** START **

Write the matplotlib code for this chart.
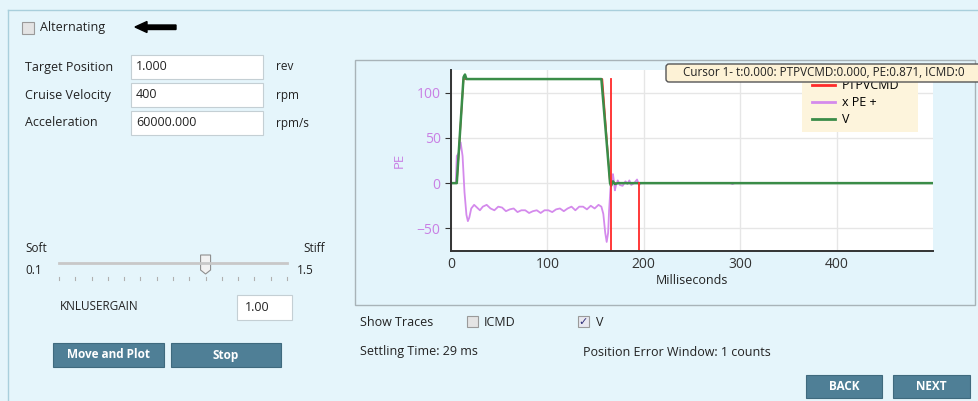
import numpy as np
import matplotlib
matplotlib.use('Agg')
import matplotlib.pyplot as plt
from matplotlib.patches import Rectangle, FancyBboxPatch, Polygon

plt.rcParams['font.family'] = ['Open Sans', 'DejaVu Sans']

# ---- trace data ----
pe_t = [0, 5, 6, 8, 10, 12, 14, 16, 17.5, 19, 21, 24, 27, 30, 33, 37, 41, 45, 49, 53,
        57, 61, 65, 69, 73, 77, 81, 85, 89, 93, 97, 101, 105, 109, 113, 117, 121, 125,
        129, 133, 137, 141, 145, 149, 153, 156, 158, 160, 161.5, 163, 164, 165.5, 167,
        168, 169, 170, 171, 173, 175, 178, 181, 183, 185, 187, 190, 193, 195, 197, 290,
        292, 294, 500]
pe_v = [0, 0, 30, 33, 45, 30, -10, -35, -42, -38, -28, -24, -27, -30, -26, -24, -28, -30,
        -26, -27, -31, -29, -28, -32, -30, -30, -33, -31, -30, -33, -30, -30, -32, -29,
        -28, -31, -28, -26, -30, -26, -26, -29, -25, -28, -24, -26, -34, -55, -65, -55,
        -30, -5, 5, 10, 2, -8, -3, 3, -2, -3, 2, -1, 3, -2, 0, 4, -2, 0, 0, -1, 0, 0]

v_t = [0, 6, 13, 14.5, 16, 156, 165, 166, 168, 170, 173, 500]
v_v = [0, 0, 117, 120, 115, 115, 0, -3, 2, -1, 0, 0]

cmd_t = [0, 6, 13, 157, 165, 500]
cmd_v = [0, 0, 115, 115, 0, 0]

cursor_t = [165.5, 195]
cursor_top = [115, 0]

x_ticks = [0, 100, 200, 300, 400]
y_ticks = [-50, 0, 50, 100]

legend_names = ['PTPVCMD', 'x PE +', 'V']

# ---- UI values ----
field_labels = ['Target Position', 'Cruise Velocity', 'Acceleration']
field_values = ['1.000', '400', '60000.000']
field_units = ['rev', 'rpm', 'rpm/s']
slider_min, slider_max, slider_step, slider_val = 0.1, 1.5, 0.1, 1.0
gain_text = '1.00'
settling_ms = 29
pe_window = 1

BG = '#e5f5fb'
BTN = '#4f7f96'
GREEN = '#3a8c48'
VIOLET = '#d48aec'
RED = '#ff2a2a'
TXT = '#222222'
FS = 9

fig = plt.figure(figsize=(9.79, 4.01), dpi=100)
fig.patch.set_facecolor(BG)

ui = fig.add_axes([0, 0, 1, 1])
ui.set_xlim(0, 979)
ui.set_ylim(401, 0)
ui.axis('off')

# outer frame
ui.plot([8, 979], [10, 10], color='#a9cfdc', lw=1)
ui.plot([8, 8], [10, 401], color='#a9cfdc', lw=1)

# alternating checkbox + arrow
ui.add_patch(Rectangle((22, 22), 12, 12, fc='#e4e4e4', ec='#9a9a9a', lw=0.8))
ui.text(40, 28, 'Alternating', fontsize=FS, va='center', color=TXT)
ui.add_patch(Polygon([[135, 27], [147, 21.5], [147, 25], [176, 25], [176, 29.5],
                      [147, 29.5], [147, 32.5]], closed=True, fc='black', ec='black'))

# entry fields
for i, (lab, val, unit) in enumerate(zip(field_labels, field_values, field_units)):
    y = 67 + 28 * i
    ui.text(25, y, lab, fontsize=FS, va='center', color=TXT)
    ui.add_patch(Rectangle((131, y - 12), 132, 24, fc='white', ec='#c4cfd4', lw=0.8))
    ui.text(136, y, val, fontsize=FS, va='center', color=TXT)
    ui.text(276, y, unit, fontsize=8.5, va='center', color=TXT)

# slider
sx0, sx1, sy = 59, 287, 263
ui.text(25, 248, 'Soft', fontsize=8.5, va='center', color=TXT)
ui.text(25, 271, '%.1f' % slider_min, fontsize=8.5, va='center', color=TXT)
ui.text(303, 248, 'Stiff', fontsize=8.5, va='center', color=TXT)
ui.text(297, 271, '%.1f' % slider_max, fontsize=8.5, va='center', color=TXT)
ui.plot([sx0, sx1], [sy, sy], color='#c8c8c8', lw=2)
n = int(round((slider_max - slider_min) / slider_step)) + 1
for k in range(n):
    tx = sx0 + (sx1 - sx0) * k / (n - 1)
    ui.plot([tx, tx], [277, 280], color='#b0b0b0', lw=0.8)
thumb = sx0 + (sx1 - sx0) * (slider_val - slider_min) / (slider_max - slider_min)
ui.add_patch(Polygon([[thumb - 5, 255], [thumb + 5, 255], [thumb + 5, 270], [thumb, 274],
                      [thumb - 5, 270]], closed=True, fc='#f2f2f2', ec='#8f8f8f', lw=0.8))

ui.text(60, 307, 'KNLUSERGAIN', fontsize=8.5, va='center', color=TXT)
ui.add_patch(Rectangle((237, 295), 55, 25, fc='white', ec='#c4cfd4', lw=0.8))
ui.text(245, 307.5, gain_text, fontsize=FS, va='center', color=TXT)

# buttons
for (x0, x1, y0, y1, lab) in [(53, 164, 343, 367, 'Move and Plot'), (171, 281, 343, 367, 'Stop'),
                              (806, 882, 375, 398, 'BACK'), (893, 970, 375, 398, 'NEXT')]:
    ui.add_patch(Rectangle((x0, y0), x1 - x0, y1 - y0, fc=BTN, ec='#3f6a7e', lw=0.8))
    ui.text((x0 + x1) / 2, (y0 + y1) / 2, lab, fontsize=8.5, fontweight='bold',
            color='white', ha='center', va='center')

# chart panel
ui.add_patch(Rectangle((355, 60), 620, 245, fc='#e3f4fb', ec='#a8b3b8', lw=1))

ui.text(360, 322, 'Show Traces', fontsize=FS, va='center', color=TXT)
ui.add_patch(Rectangle((467, 316), 11, 11, fc='#e4e4e4', ec='#9a9a9a', lw=0.8))
ui.text(484, 322, 'ICMD', fontsize=FS, va='center', color=TXT)
ui.add_patch(Rectangle((578, 316), 11, 11, fc='#e8e8f0', ec='#9a9a9a', lw=0.8))
ui.text(583.5, 321.5, '\u2713', fontsize=8, va='center', ha='center', color='#30307a',
        fontweight='bold', family=['DejaVu Sans'])
ui.text(596, 322, 'V', fontsize=FS, va='center', color=TXT)
ui.text(360, 352, 'Settling Time: %d ms' % settling_ms, fontsize=FS, va='center', color=TXT)
ui.text(583, 352, 'Position Error Window: %d counts' % pe_window, fontsize=FS,
        va='center', color=TXT)

# ---- chart ----
W, H = 979.0, 401.0
ax = fig.add_axes([451 / W, 1 - 251 / H, (933 - 451) / W, (251 - 70) / H])
ax.set_facecolor('white')
ax.set_xlim(0, 500)
ax.set_ylim(-75, 125)
ax.set_xticks(x_ticks)
ax.set_yticks(y_ticks)
ax.grid(True, color='#e6e6e6', lw=1)
ax.set_axisbelow(True)
for s in ['top', 'right']:
    ax.spines[s].set_visible(False)
for s in ['left', 'bottom']:
    ax.spines[s].set_color('#333333')
    ax.spines[s].set_linewidth(1.4)
ax.tick_params(axis='y', colors='#333333', labelcolor='#c97fe4', labelsize=10, length=4)
ax.tick_params(axis='x', colors='#333333', labelcolor='#333333', labelsize=10, length=0, pad=4)

ax.plot(cmd_t, cmd_v, color=RED, lw=1.2, label=legend_names[0])
ax.plot(pe_t, pe_v, color=VIOLET, lw=1.3, label=legend_names[1])
ax.plot(v_t, v_v, color=GREEN, lw=1.8, label=legend_names[2])
for t, top in zip(cursor_t, cursor_top):
    ax.plot([t, t], [-75, top], color=RED, lw=1.3)

ax.set_ylabel('PE', color='#c97fe4', fontsize=9.5, labelpad=8)
ax.set_xlabel('Milliseconds', color=TXT, fontsize=FS, labelpad=2)

# legend background, then the legend itself
ax.add_patch(Rectangle((802 / W, 1 - 132 / H), 116 / W, 60 / H, transform=fig.transFigure,
                       fc='#fdf4dc', ec='none', zorder=4, clip_on=False))
leg = ax.legend(loc='upper left', bbox_to_anchor=(807 / W, 1 - 74 / H),
                bbox_transform=fig.transFigure, fontsize=FS, frameon=False,
                handlelength=1.85, handletextpad=0.55, labelspacing=0.32, borderpad=0.4,
                borderaxespad=0)
for line in leg.get_lines():
    line.set_linewidth(2)

# cursor tooltip on top
top = fig.add_axes([0, 0, 1, 1], zorder=10)
top.set_xlim(0, 979)
top.set_ylim(401, 0)
top.axis('off')
top.patch.set_alpha(0)
top.add_patch(FancyBboxPatch((666, 64), 330, 18, boxstyle='round,pad=0,rounding_size=3',
                             fc='#fdf2d6', ec='#555555', lw=1, clip_on=False))
top.text(683, 73, 'Cursor 1- t:0.000: PTPVCMD:0.000, PE:0.871, ICMD:0', fontsize=8.4,
         va='center', color=TXT, clip_on=False)

fig.savefig('out.png', dpi=100, facecolor=BG)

** END **

--- Written task ---
Give again, exactly, the lines from the start of the data through the one holding "plt.rcParams['font.family'] = ['Open"; omit the pictures.

--- Response ---
Write the matplotlib code for this chart.
import numpy as np
import matplotlib
matplotlib.use('Agg')
import matplotlib.pyplot as plt
from matplotlib.patches import Rectangle, FancyBboxPatch, Polygon

plt.rcParams['font.family'] = ['Open Sans', 'DejaVu Sans']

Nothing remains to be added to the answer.